Tirelessly pressing for the Declaration on the Rights of Indigenous Peoples to be acknowledged in the operating Paris Agreement text, indigenous peoples’ voices were loud and clear. Though their rights were annexed to the less-binding preamble, there is no doubt their tenacity signals more action to come.
3) International Tribunal on the Rights of Nature
On December 4 and 5, the third International Tribunal on the Rights of Nature was held in Paris to demonstrate how international law could remedy the climate crisis. More than 600 people came to see the mock trial – made up of 80 international judges, prosecutors and witnesses – rule against various environmental offences like REDD+, nuclear energy and international trade agreements. “Systemic problems require systemic responses,” said Cormac Cullinan, president of the Paris Tribunal.
As Canadian author and activist Naomi Klein warned, we must be wary of an international logic that allows, for example, state-owned energy companies like Sweden’s Vattenfal to sue Germany for US $5.8 billion for its phasing out of nuclear power post-Fukushima. This amounts to states “knocking down each others’ windmills.”
4) Global Labour
Labour groups such as Trade Unions for Energy Democracy, which itself comprises 47 unions and organizations worldwide, put forward a strong argument at COP21. As 151 nations of the world are forced to rapidly transition their economies away from fossil fuels and towards clean sources of energy to meet a 1.5-2 degree target, Canada and the world have an opportunity to secure equitable, long-term employment. The labour model for organizing people power has a long history of proven success, unions collaborating for energy democracy argue. Why not let workers be the anchors for an energy-democracy overhaul?
Clean, mass-transport including high-speed rail, building retrofits and clean energy will take huge, cross-sector investments. Far from hurting the economy, the labour movement says, it’s about creating a new economy.

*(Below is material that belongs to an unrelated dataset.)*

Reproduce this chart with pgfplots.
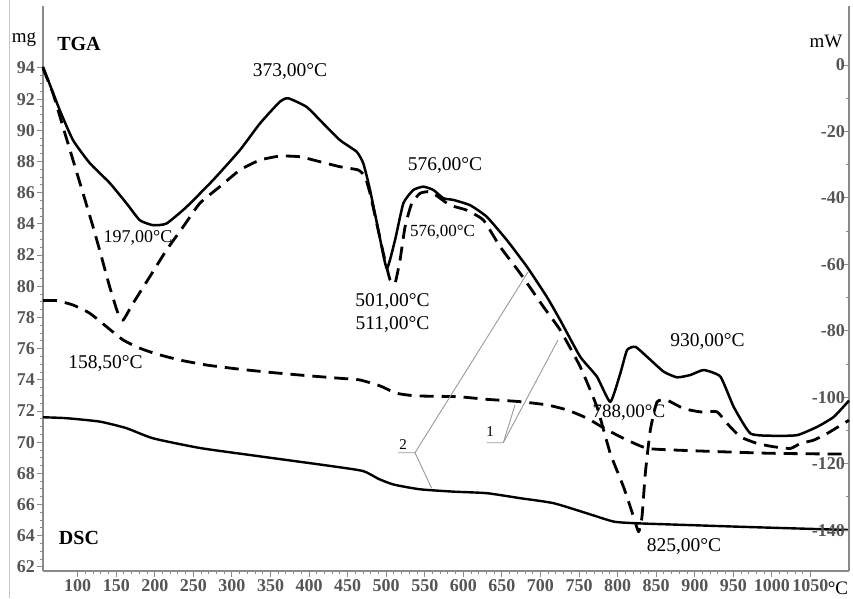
\documentclass[border=0pt]{standalone}
\usepackage{fontspec}
\setmainfont{Liberation Serif}
\usepackage{pgfplots}
\pgfplotsset{compat=1.18}
\definecolor{axgray}{HTML}{8A8A8A}
\definecolor{tickgray}{HTML}{555555}
\definecolor{leadgray}{HTML}{9A9A9A}
\newcommand{\fs}[1]{\fontsize{#1}{#1}\selectfont}
\begin{document}
\begin{tikzpicture}
\useasboundingbox (-43pt,-27pt) rectangle (810pt,571pt);
\draw[gray!45, line width=1pt] (-33pt,-27pt) -- (-33pt,571pt);
% ---------- left axis (mg) : TGA ----------
\begin{axis}[
  scale only axis, width=806pt, height=565.4pt,
  xmin=55, xmax=1100, ymin=61.74, ymax=98,
  axis x line*=bottom, axis y line*=left,
  axis line style={axgray, line width=1.3pt},
  xtick={100,150,...,1050}, minor x tick num=4,
  ytick={62,64,...,94}, minor y tick num=3,
  tick style={axgray, line width=1pt},
  major tick length=6pt, minor tick length=3pt, tick align=outside,
  /pgf/number format/assume math mode=true,
  /pgf/number format/1000 sep={},
  ticklabel style={font=\fs{18}\bfseries, text=tickgray},
  xticklabel style={inner sep=2pt},
  yticklabel style={inner sep=2pt},
  clip=false,
]
% dashed TGA (1)
\addplot[black, line width=2.8pt, dash pattern=on 14pt off 8pt, line join=round, smooth, tension=0.35] coordinates {
(55,79.08) (72.4,79.08) (93.9,78.80) (115.6,78.27) (137.3,77.41) (158.8,76.56)
(180.5,76.03) (202.1,75.66) (232.4,75.27) (267.0,74.95) (310.3,74.68) (353.5,74.46)
(396.8,74.27) (440.0,74.10) (466.0,73.99) (492.0,73.61) (513.6,73.14) (539.6,72.97)
(591.5,72.92) (630.5,72.75) (673.7,72.60) (708.3,72.39) (734.3,72.07) (760.2,71.54)
(786.2,70.79) (812.2,70.14) (838.1,69.61) (872.7,69.50) (933.3,69.39) (998.2,69.29)
(1063.1,69.25) (1100,69.25)
};
% solid TGA (2)
\addplot[black, line width=2.4pt, line join=round, smooth, tension=0.35] coordinates {
(55,71.60) (85.3,71.54) (128.6,71.32) (163.2,70.90) (197.7,70.25) (258.3,69.63)
(323.2,69.18) (427.1,68.48) (470.0,68.15) (490.0,67.65) (510.0,67.28) (543.9,66.98)
(587.1,66.83) (630.5,66.73) (673.7,66.41) (716.9,66.09) (760.2,65.44) (794.9,64.91)
(825.2,64.80) (890.0,64.69) (976.5,64.55) (1100,64.37)
};
\end{axis}
% ---------- right axis (mW) : DSC ----------
\begin{axis}[
  scale only axis, width=806pt, height=565.4pt,
  xmin=55, xmax=1100, ymin=-152.3, ymax=17.9,
  axis x line=none, axis y line*=right,
  axis line style={axgray, line width=1.3pt},
  ytick={0,-20,...,-140}, minor y tick num=1,
  tick style={axgray, line width=1pt},
  major tick length=6pt, minor tick length=3pt, tick align=inside,
  /pgf/number format/assume math mode=true,
  ticklabel style={font=\fs{18}\bfseries, text=tickgray},
  yticklabel style={anchor=east, inner sep=2pt, xshift=-2pt},
  clip=false,
]
% solid DSC (2)
\addplot[black, line width=2.5pt, line join=round, smooth, tension=0.3] coordinates {
(55,-0.5) (76.6,-13.5) (93.9,-22.6) (115.6,-29.5) (141.5,-35.5) (163.2,-41.6)
(180.5,-46.7) (197.7,-48.2) (215.1,-47.7) (241.1,-42.7) (275.6,-34.6) (310.3,-25.6)
(336.2,-17.6) (362.2,-11.0) (373,-10.0) (396.8,-12.6) (418.4,-17.6) (440.0,-22.6)
(461.7,-26.1) (470.3,-29.6) (479.0,-37.6) (489.8,-49.7) (500.7,-61.2) (511.4,-52.7)
(522.2,-41.6) (535.2,-37.6) (548.2,-36.6) (561.1,-37.6) (574.1,-40.1) (587.1,-40.6)
(608.8,-42.2) (630.5,-45.7) (656.4,-52.7) (682.4,-60.7) (708.3,-69.8) (725.6,-76.8)
(751.5,-87.8) (773.2,-93.8) (790.5,-101.4) (803.5,-92.8) (812.2,-85.8) (823.0,-84.8)
(838.1,-87.8) (859.7,-92.3) (877.1,-94.0) (894.3,-93.3) (911.6,-91.8) (933.3,-93.8)
(950.5,-102.9) (972.2,-110.9) (1002.4,-111.6) (1032.8,-111.4) (1058.8,-108.9)
(1080.3,-105.9) (1100,-101.0)
};
% dashed DSC (1)
\addplot[black, line width=2.8pt, dash pattern=on 14pt off 8pt, line join=round, smooth, tension=0.3] coordinates {
(55,-1.0) (67.9,-8.5) (80.9,-18.6) (93.9,-28.6) (106.9,-38.6) (119.9,-48.7)
(130.8,-57.7) (141.5,-66.8) (152.3,-74.8) (158.8,-76.8) (171.8,-71.7) (193.5,-63.7)
(215.1,-55.7) (236.7,-48.7) (258.3,-41.6) (284.3,-36.6) (310.3,-31.6) (336.2,-28.6)
(362.2,-27.4) (388.1,-27.6) (414.1,-29.1) (440.0,-30.6) (463.8,-31.6) (472.5,-33.6)
(479.0,-38.6) (487.7,-47.7) (496.3,-56.7) (505.0,-64.7) (511.4,-65.7) (517.9,-58.7)
(524.4,-48.7) (533.1,-41.6) (543.9,-38.6) (556.9,-38.1) (569.9,-40.1) (582.9,-42.2)
(604.5,-43.7) (626.1,-46.7) (647.7,-54.7) (673.7,-62.7) (703.9,-72.8) (725.6,-79.8)
(751.5,-90.8) (773.2,-102.9) (790.5,-116.9) (807.7,-127.0) (820.7,-136.0)
(827.2,-140.5) (831.6,-136.0) (835.9,-122.9) (842.4,-109.9) (851.1,-101.4)
(864.1,-100.9) (885.6,-103.4) (907.3,-104.4) (928.9,-104.4) (942.0,-107.9)
(959.2,-111.9) (980.9,-113.9) (1002.4,-114.9) (1024.1,-115.4) (1037.1,-113.9)
(1054.3,-112.9) (1071.7,-110.9) (1100,-106.9)
};
\end{axis}
% ---------- texts ----------
\node[font=\fs{19}] at (-19pt,531pt) {mg};
\node[font=\fs{19}] at (783pt,530pt) {mW};
\node[font=\fs{20}\bfseries] at (36pt,527pt) {TGA};
\node[font=\fs{20}\bfseries] at (36pt,33pt) {DSC};
\node[font=\fs{19}] at (795pt,-17pt) {°C};
\node[font=\fs{19.5}] at (247pt,499pt) {373,00°C};
\node[font=\fs{18}] at (95pt,333pt) {197,00°C};
\node[font=\fs{19.5}] at (402pt,405pt) {576,00°C};
\node[font=\fs{17}] at (399.5pt,339pt) {576,00°C};
\node[font=\fs{19.5}] at (349.5pt,269pt) {501,00°C};
\node[font=\fs{19.5}] at (349.5pt,246pt) {511,00°C};
\node[font=\fs{19.5}] at (62.5pt,207pt) {158,50°C};
\node[font=\fs{19}] at (586pt,158pt) {788,00°C};
\node[font=\fs{19.5}] at (664.5pt,229pt) {930,00°C};
\node[font=\fs{19.5}] at (641pt,24pt) {825,00°C};
% leader lines
\draw[leadgray, line width=0.9pt] (355pt,118.3pt) -- (372pt,118.3pt) -- (485pt,299pt);
\draw[leadgray, line width=0.9pt] (372pt,118.3pt) -- (388.7pt,82.7pt);
\draw[leadgray, line width=0.9pt] (443.7pt,128.3pt) -- (460.3pt,128.3pt) -- (515pt,231pt);
\draw[leadgray, line width=0.9pt] (460.3pt,128.3pt) -- (472pt,166pt);
\node[font=\fs{15}] at (360pt,126pt) {2};
\node[font=\fs{15}] at (447pt,139pt) {1};
\end{tikzpicture}
\end{document}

If labour groups don’t make an effort to organize and have their voices heard, they risk being left out of the new green-energy economy. Naomi Klein told a large crowd at one of her many COP21 events that without substantive organizing, “We know what we will get.” The world risks more of the same neo-liberalized distortion of benefits for a few at the expense of the rest, Klein maintains.
5) Humanity
For the tens of thousands that organized for months to raise money and travel to an already prohibitively expensive city, it was a hard blow to have actions and protests geared towards raising awareness restricted post-November 13 terrorist attacks. But deterred they were not, as the restrictions spawned even more creativity.
The actions were many: shoes and the hashtag #march4me, human chains, demonstrating in pairs rather than prohibited crowds, fake bus stop climate “brandalisms,” umbrellas at the Louvre, and a canoe flotilla down the Seine.
Actions like these confirmed that the movement for climate action, though incredibly diverse, is at its heart a peaceful movement, despite the conflation with radical terrorists.
As UN Blue Zone negotiators formalized interests, the wider conversation of civil-society was fierce. Multiple nodes across Paris like the Zone Action Climat were hosts to all kinds of lively discussions and debates on reimagining futures. Actions culminated on December 12, the day the Paris Agreement was approved, as parents, children and elders walked from the Arc de Triomphe to the Eiffel Tower.
Denouncing the emissions gap predicted by current national commitments, climate activists from around the world chanted their closing phrase: “1, 2, 3 degrees, it’s a crime against humanity.”